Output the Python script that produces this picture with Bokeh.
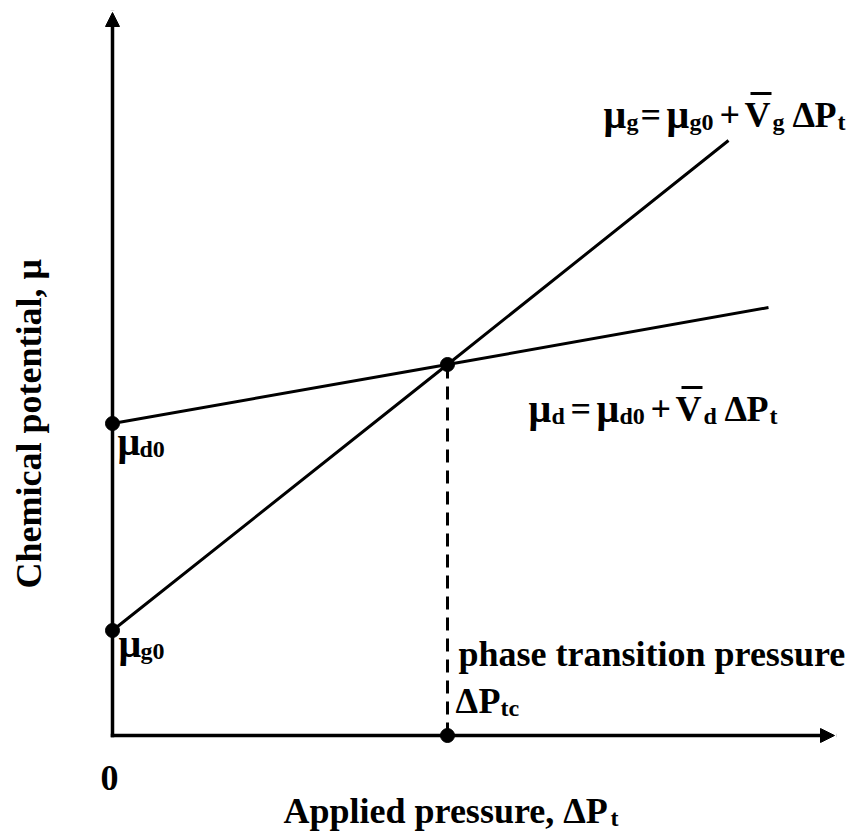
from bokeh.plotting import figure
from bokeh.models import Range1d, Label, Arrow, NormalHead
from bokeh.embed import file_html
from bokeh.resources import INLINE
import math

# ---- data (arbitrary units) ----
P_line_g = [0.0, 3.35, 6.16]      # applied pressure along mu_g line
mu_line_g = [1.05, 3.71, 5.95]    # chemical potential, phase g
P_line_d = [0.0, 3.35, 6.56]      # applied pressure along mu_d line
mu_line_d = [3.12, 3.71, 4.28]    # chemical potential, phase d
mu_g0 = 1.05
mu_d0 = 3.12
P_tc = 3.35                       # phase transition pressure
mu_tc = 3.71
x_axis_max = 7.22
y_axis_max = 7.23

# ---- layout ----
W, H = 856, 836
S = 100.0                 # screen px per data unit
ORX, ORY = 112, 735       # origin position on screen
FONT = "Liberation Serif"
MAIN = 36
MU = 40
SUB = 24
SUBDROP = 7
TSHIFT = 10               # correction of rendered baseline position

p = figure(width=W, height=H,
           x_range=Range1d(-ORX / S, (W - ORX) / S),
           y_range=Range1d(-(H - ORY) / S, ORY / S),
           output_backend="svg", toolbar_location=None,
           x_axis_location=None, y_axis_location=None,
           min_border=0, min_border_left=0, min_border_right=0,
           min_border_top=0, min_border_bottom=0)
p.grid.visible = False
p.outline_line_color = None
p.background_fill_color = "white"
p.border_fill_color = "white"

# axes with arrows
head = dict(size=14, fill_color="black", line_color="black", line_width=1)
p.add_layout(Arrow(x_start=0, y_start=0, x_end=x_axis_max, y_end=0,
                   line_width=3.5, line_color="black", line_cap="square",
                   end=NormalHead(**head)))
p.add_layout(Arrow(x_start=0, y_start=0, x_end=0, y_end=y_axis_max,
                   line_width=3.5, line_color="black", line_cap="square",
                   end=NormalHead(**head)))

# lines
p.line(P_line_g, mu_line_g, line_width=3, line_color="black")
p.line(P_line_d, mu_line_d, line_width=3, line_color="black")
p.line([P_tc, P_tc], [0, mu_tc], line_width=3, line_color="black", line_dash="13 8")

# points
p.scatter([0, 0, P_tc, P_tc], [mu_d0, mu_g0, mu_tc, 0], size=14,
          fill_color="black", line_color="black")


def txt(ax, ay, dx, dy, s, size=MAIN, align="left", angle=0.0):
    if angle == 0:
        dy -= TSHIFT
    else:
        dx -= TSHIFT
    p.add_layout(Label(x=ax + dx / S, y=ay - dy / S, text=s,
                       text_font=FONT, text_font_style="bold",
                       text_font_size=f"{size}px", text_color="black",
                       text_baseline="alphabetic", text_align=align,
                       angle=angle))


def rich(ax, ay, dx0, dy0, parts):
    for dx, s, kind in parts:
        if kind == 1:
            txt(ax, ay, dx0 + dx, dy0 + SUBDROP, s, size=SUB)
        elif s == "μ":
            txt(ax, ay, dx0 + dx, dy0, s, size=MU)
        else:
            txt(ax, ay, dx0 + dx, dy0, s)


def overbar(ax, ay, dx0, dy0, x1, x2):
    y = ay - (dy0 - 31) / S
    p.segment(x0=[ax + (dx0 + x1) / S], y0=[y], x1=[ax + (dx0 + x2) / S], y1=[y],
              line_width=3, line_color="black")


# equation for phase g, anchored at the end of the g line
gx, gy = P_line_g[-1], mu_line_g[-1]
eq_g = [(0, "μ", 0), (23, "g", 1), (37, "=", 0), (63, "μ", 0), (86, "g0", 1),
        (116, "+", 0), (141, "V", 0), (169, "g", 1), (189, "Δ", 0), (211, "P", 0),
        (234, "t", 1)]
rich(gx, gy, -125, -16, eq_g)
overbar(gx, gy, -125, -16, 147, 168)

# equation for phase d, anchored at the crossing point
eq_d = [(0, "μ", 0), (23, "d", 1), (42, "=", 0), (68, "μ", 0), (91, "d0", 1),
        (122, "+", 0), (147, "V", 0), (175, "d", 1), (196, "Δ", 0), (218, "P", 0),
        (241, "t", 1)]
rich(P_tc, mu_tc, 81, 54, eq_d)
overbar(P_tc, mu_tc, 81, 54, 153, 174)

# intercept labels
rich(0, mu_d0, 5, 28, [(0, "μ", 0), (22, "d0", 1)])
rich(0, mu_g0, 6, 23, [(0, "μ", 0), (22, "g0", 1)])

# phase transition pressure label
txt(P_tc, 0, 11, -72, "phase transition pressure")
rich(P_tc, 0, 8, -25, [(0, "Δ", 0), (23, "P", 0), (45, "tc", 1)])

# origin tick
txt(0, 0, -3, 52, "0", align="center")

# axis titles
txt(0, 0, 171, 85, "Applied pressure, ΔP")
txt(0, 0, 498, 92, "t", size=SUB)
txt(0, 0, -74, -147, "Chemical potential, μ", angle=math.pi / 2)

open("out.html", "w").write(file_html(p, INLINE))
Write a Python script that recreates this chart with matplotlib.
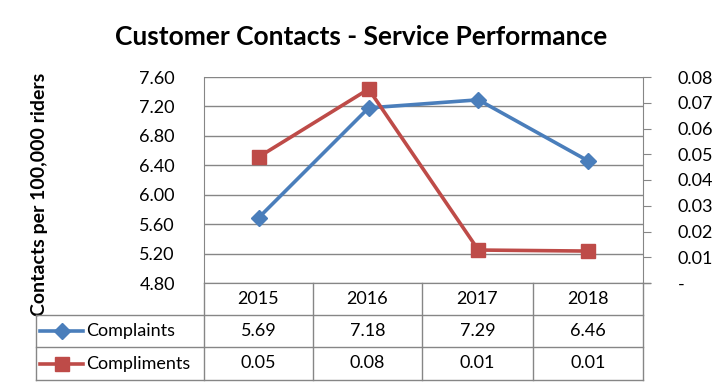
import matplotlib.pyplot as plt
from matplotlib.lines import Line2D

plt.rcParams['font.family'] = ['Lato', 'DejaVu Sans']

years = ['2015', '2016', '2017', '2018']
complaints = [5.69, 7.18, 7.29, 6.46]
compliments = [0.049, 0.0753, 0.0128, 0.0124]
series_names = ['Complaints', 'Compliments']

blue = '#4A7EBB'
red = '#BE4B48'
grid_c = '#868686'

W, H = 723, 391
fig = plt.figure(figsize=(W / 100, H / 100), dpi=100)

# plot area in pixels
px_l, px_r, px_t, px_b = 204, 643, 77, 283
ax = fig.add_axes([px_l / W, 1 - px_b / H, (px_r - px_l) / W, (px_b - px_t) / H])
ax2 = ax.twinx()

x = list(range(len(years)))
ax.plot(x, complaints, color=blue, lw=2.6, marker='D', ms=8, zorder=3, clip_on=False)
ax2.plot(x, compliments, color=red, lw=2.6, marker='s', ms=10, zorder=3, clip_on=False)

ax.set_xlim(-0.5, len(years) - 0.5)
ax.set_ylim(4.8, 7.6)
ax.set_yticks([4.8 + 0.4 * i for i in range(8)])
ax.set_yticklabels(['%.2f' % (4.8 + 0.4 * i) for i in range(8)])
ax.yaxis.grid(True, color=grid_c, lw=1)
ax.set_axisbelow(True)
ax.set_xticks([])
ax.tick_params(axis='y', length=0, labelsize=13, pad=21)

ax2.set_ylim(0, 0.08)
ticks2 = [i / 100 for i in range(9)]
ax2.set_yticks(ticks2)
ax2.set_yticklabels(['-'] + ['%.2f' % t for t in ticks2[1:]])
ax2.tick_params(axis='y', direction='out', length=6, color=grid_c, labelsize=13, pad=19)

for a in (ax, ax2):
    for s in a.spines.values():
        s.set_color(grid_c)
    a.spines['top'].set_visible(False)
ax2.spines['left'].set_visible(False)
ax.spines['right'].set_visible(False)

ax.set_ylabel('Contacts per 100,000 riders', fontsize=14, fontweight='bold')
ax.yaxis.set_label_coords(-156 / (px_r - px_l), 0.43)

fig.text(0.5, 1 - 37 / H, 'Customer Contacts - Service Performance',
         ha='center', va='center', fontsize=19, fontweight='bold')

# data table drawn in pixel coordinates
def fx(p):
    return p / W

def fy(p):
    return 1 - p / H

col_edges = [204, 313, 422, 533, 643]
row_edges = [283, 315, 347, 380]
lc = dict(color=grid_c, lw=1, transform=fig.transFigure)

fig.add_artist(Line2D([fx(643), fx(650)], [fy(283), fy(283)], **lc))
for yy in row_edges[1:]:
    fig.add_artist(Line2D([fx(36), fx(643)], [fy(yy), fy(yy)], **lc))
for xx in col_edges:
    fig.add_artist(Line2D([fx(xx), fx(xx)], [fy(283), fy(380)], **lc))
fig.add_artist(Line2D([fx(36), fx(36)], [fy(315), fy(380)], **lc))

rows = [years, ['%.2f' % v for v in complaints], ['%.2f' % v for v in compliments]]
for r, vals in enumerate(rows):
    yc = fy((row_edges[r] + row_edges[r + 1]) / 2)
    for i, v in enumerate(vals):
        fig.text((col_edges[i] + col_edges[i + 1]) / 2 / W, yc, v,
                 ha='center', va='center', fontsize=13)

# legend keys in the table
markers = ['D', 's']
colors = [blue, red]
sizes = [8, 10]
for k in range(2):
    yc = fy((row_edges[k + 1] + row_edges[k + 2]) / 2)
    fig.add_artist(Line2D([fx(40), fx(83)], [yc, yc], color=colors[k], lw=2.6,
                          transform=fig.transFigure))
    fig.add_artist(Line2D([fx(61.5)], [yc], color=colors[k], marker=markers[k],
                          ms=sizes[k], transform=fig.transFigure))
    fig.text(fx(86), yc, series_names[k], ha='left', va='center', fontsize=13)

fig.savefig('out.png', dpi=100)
■ ■ ■
Pictures are not part of the copy. Write out only the lines from the one containing "Write a Python" through the one containing "plt.rcParams['font.family'] = ['Lato', 'DejaVu", exactly as they stand, both included.

Write a Python script that recreates this chart with matplotlib.
import matplotlib.pyplot as plt
from matplotlib.lines import Line2D

plt.rcParams['font.family'] = ['Lato', 'DejaVu Sans']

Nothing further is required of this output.